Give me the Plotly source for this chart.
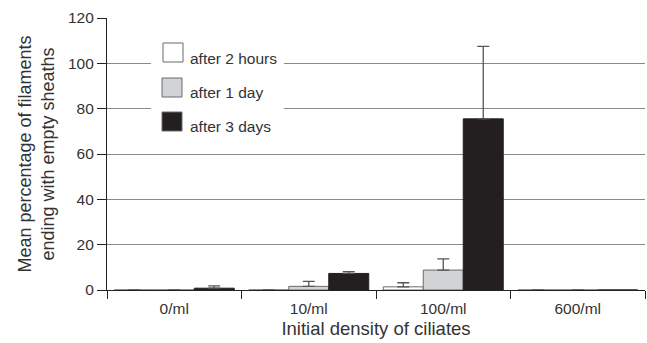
import plotly.graph_objects as go

categories = ["0/ml", "10/ml", "100/ml", "600/ml"]
series_names = ["after 2 hours", "after 1 day", "after 3 days"]
vals_2h = [0, 0, 1.4, 0]
err_2h = [0, 0, 1.8, 0]
vals_1d = [0, 1.6, 8.8, 0]
err_1d = [0, 2.2, 4.9, 0]
vals_3d = [0.8, 7.3, 75.5, 0]
err_3d = [1.0, 0.8, 32.0, 0]
yticks = [0, 20, 40, 60, 80, 100, 120]

fills = ["#ffffff", "#d2d3d5", "#231f20"]
lines = ["#6a6a6a", "#6a6a6a", "#231f20"]
TXT = "#333333"
FONT = "Liberation Sans, Arial, sans-serif"

fig = go.Figure()
for name, v, e, fc, lc in zip(series_names, [vals_2h, vals_1d, vals_3d],
                              [err_2h, err_1d, err_3d], fills, lines):
    fig.add_trace(go.Bar(
        x=categories, y=v, name=name, showlegend=False,
        marker=dict(color=fc, line=dict(color=lc, width=1)),
        error_y=dict(type="data", array=e, arrayminus=[0] * len(e),
                     symmetric=False, color="#555555", thickness=1.3, width=6),
    ))

# plot-area geometry in pixels (for the hand-drawn legend)
L, R, T, B = 107, 645, 18, 290
def px(x):
    return (x - L) / (R - L)
def py(y):
    return (B - y) / (B - T)

shapes = [dict(type="rect", xref="paper", yref="paper", layer="above",
               x0=px(151), x1=px(284), y0=py(140), y1=py(28),
               fillcolor="white", line=dict(width=0))]
annotations = []
boxes = [(163, 43), (162, 78), (162, 112)]
text_y = [58, 92, 126]
for (bx, by), ty, name, fc in zip(boxes, text_y, series_names, fills):
    shapes.append(dict(type="rect", xref="paper", yref="paper", layer="above",
                       x0=px(bx), x1=px(bx + 20), y0=py(by + 19), y1=py(by),
                       fillcolor=fc, line=dict(color="#6a6a6a", width=1)))
    annotations.append(dict(text=name, xref="paper", yref="paper",
                            x=px(188), y=py(ty), xanchor="left", yanchor="middle",
                            showarrow=False, font=dict(size=15.5, color=TXT, family=FONT)))

fig.update_layout(
    width=647, height=343,
    margin=dict(l=L, r=647 - R, t=T, b=343 - B),
    paper_bgcolor="white", plot_bgcolor="white",
    barmode="group", bargap=0.108, bargroupgap=0,
    font=dict(family=FONT, color=TXT, size=15.5),
    shapes=shapes, annotations=annotations,
    xaxis=dict(
        type="category", tickson="boundaries", ticks="outside", ticklen=8,
        tickcolor="#222222", showline=True, linecolor="#222222", linewidth=1.2,
        showgrid=False, tickfont=dict(size=15.5, color=TXT), ticklabelstandoff=4,
        title=dict(text="Initial density of ciliates", font=dict(size=18.5, color=TXT), standoff=6),
    ),
    yaxis=dict(
        range=[0, 120], tickvals=yticks, ticks="outside", ticklen=9,
        tickcolor="#222222", showline=True, linecolor="#222222", linewidth=1.2,
        showgrid=True, gridcolor="#8a8a8a", gridwidth=1.3, zeroline=False,
        tickfont=dict(size=15.5, color=TXT),
        title=dict(text="Mean percentage of filaments<br>ending with empty sheaths",
                   font=dict(size=18, color=TXT), standoff=8),
    ),
)

fig.write_html("out.html")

**REQUEST**
Repeat the material above in full and unchanged, minus its images.

**CORRECT OUTPUT**
Give me the Plotly source for this chart.
import plotly.graph_objects as go

categories = ["0/ml", "10/ml", "100/ml", "600/ml"]
series_names = ["after 2 hours", "after 1 day", "after 3 days"]
vals_2h = [0, 0, 1.4, 0]
err_2h = [0, 0, 1.8, 0]
vals_1d = [0, 1.6, 8.8, 0]
err_1d = [0, 2.2, 4.9, 0]
vals_3d = [0.8, 7.3, 75.5, 0]
err_3d = [1.0, 0.8, 32.0, 0]
yticks = [0, 20, 40, 60, 80, 100, 120]

fills = ["#ffffff", "#d2d3d5", "#231f20"]
lines = ["#6a6a6a", "#6a6a6a", "#231f20"]
TXT = "#333333"
FONT = "Liberation Sans, Arial, sans-serif"

fig = go.Figure()
for name, v, e, fc, lc in zip(series_names, [vals_2h, vals_1d, vals_3d],
                              [err_2h, err_1d, err_3d], fills, lines):
    fig.add_trace(go.Bar(
        x=categories, y=v, name=name, showlegend=False,
        marker=dict(color=fc, line=dict(color=lc, width=1)),
        error_y=dict(type="data", array=e, arrayminus=[0] * len(e),
                     symmetric=False, color="#555555", thickness=1.3, width=6),
    ))

# plot-area geometry in pixels (for the hand-drawn legend)
L, R, T, B = 107, 645, 18, 290
def px(x):
    return (x - L) / (R - L)
def py(y):
    return (B - y) / (B - T)

shapes = [dict(type="rect", xref="paper", yref="paper", layer="above",
               x0=px(151), x1=px(284), y0=py(140), y1=py(28),
               fillcolor="white", line=dict(width=0))]
annotations = []
boxes = [(163, 43), (162, 78), (162, 112)]
text_y = [58, 92, 126]
for (bx, by), ty, name, fc in zip(boxes, text_y, series_names, fills):
    shapes.append(dict(type="rect", xref="paper", yref="paper", layer="above",
                       x0=px(bx), x1=px(bx + 20), y0=py(by + 19), y1=py(by),
                       fillcolor=fc, line=dict(color="#6a6a6a", width=1)))
    annotations.append(dict(text=name, xref="paper", yref="paper",
                            x=px(188), y=py(ty), xanchor="left", yanchor="middle",
                            showarrow=False, font=dict(size=15.5, color=TXT, family=FONT)))

fig.update_layout(
    width=647, height=343,
    margin=dict(l=L, r=647 - R, t=T, b=343 - B),
    paper_bgcolor="white", plot_bgcolor="white",
    barmode="group", bargap=0.108, bargroupgap=0,
    font=dict(family=FONT, color=TXT, size=15.5),
    shapes=shapes, annotations=annotations,
    xaxis=dict(
        type="category", tickson="boundaries", ticks="outside", ticklen=8,
        tickcolor="#222222", showline=True, linecolor="#222222", linewidth=1.2,
        showgrid=False, tickfont=dict(size=15.5, color=TXT), ticklabelstandoff=4,
        title=dict(text="Initial density of ciliates", font=dict(size=18.5, color=TXT), standoff=6),
    ),
    yaxis=dict(
        range=[0, 120], tickvals=yticks, ticks="outside", ticklen=9,
        tickcolor="#222222", showline=True, linecolor="#222222", linewidth=1.2,
        showgrid=True, gridcolor="#8a8a8a", gridwidth=1.3, zeroline=False,
        tickfont=dict(size=15.5, color=TXT),
        title=dict(text="Mean percentage of filaments<br>ending with empty sheaths",
                   font=dict(size=18, color=TXT), standoff=8),
    ),
)

fig.write_html("out.html")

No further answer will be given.